Lesson 2 - How to be a confident in your idea

Lesson 2: To Do

Now that we have a first list, our next step will help us significantly start to narrow it down.

For our purposes, we'll only want to stick with an idea where we can find a large and active online community that has expressed questions about your topic.

In the discussion area below, include links to active online communities you've found for your ideas. For example, I've found a few active communities on the topic of marketing for startups, otherwise known as "growth hacking" here:

Once you start researching, you'll notice some of your topics have really engaged groups online, while others don't.

Given that I've found some large and active communities, I now have a few clues that show me this topic has a market.

Lesson 2: Background

The typical process I've seen folks go through, is they'll randomly pick on a topic from their list, immediately write out an outline and start developing content–putting everything willy nilly they know about the subject, and being absolutely sure to include the advanced stuff.

This is simply NOT the right way to start this. Let me explain.

Let's say the topic you've tried to be specific about from our last lesson is “learn how to become a professional photographer". Your first outline might go something like this (with my comments after each outline heading):

Theoretical Photography Course Outline

I. How to properly use the settings in a professional camera

(Conrad comments: But wait..which camera do we chose? Should we cover every setting, or just the main settings someone should use?)

II. How to optimize your camera lighting

(Conrad comments: Hold on! Do we talk about indoor or outdoor lighting? Do we focus on special effects or just creating beautiful photography? What does beautiful photography mean exactly, isn't it in the eye of the beholder?)

III. Etc.

(Conrad comments: Hmm..wait where do we end the course?)

If you read my comments, you might get my drift..

Starting an outline now is a recipe to second guess. You'll start to realize you've just assigned yourself a massive project and overanalyze. This type of project is destined to not be finished. It's hard to stay motivated when you don't even know what's valuable in the content you're creating and is actually exactly what happened with me, the first course I tried to create.

The challenge when we start this way, is we have it all flipped.

Instead of thinking about choosing your subject, research and find a specific online audience.

Once you can find an audience online, the exact questions of WHAT and HOW you should create your content become obvious.

Researching our audience now does a few important things. First, we're able to see early on if there's an active market for your course idea online. This prepares us for testing and promoting your course later on.

Second, once we find that audience we're going to open a line of discussion to figure out exactly WHAT content to create for them and how to structure it.

Lesson 2: How to find your online community

Now let's go into how to do this with the hypothetical example of developing a photography course. In our previous lesson, we might have set our first idea as “How to become a professional photographer".

So, how do we do the research to find the online communities and see if there's initial potential for this idea?

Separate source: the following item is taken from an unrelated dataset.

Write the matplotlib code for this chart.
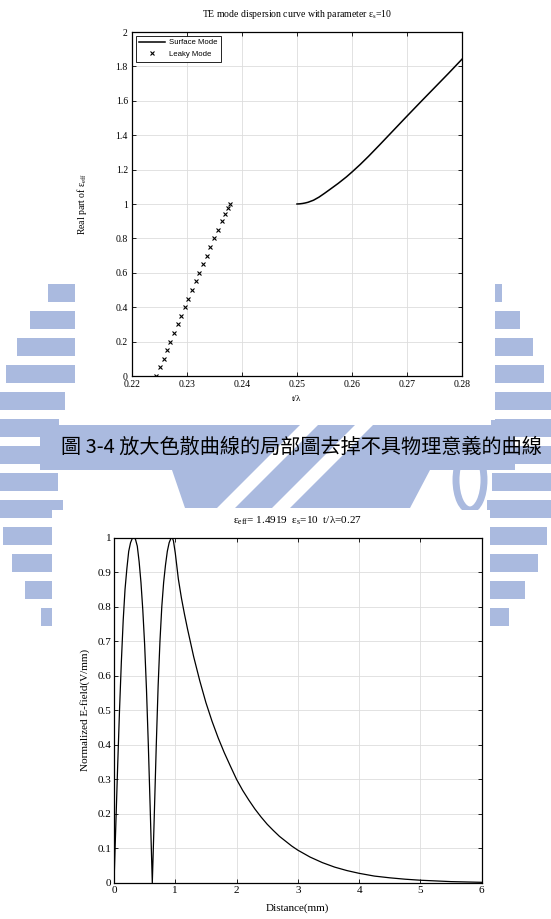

I started with a google search for “professional photography community" and found this site:

Perfect! This article just gave me a list of communities. Looking through it, I find Photo.net and immediately see what looks to be a "community" section.

In our next lesson, we'll go through this tactic as well as a few other things you can do once you have a list of communities like this one.

You can use this online tactic, ways to figure out demand in person or ways to figure out your topic from your own email list or social media followers (if you have an audience already), find as many of these types of online communities as you can now.

After your personal or professional interest, let the size and engagement of these communities online be a guide for prioritizing one of your profitable ideas.

Here are places you can try to research where your audience hangs out online right now. Search for your topic on these websites:

  • Google search for community forums and blog posts (it can help to add "discussion" to your search)
  • Blogs (search Alltop.com and Buzzsumo to find a shortlist)
  • SlideShare
  • Facebook groups
  • Twitter
  • Quora
  • Reddit (search subreddits)
  • Meetup.com, Eventbrite.com and Conferences
  • Google+ groups

You might already find that you're a lurker, active member or owner of one of these communities. That's GREAT. Do you know if there are others like it? List those in the discussion as well.

If you can't find anything in these places, I'd seriously question whether there's a market opportunity for your course. If this is the case, don't be discouraged! Now you can be more prepared to think about your next best idea while also thinking about whether there's an online audience for it.

Are you still totally convinced that there should be a market for your topic, yet you can't find an online community? One way to prove me wrong is to try to create your own online community. When you start a group, can you get people to join you?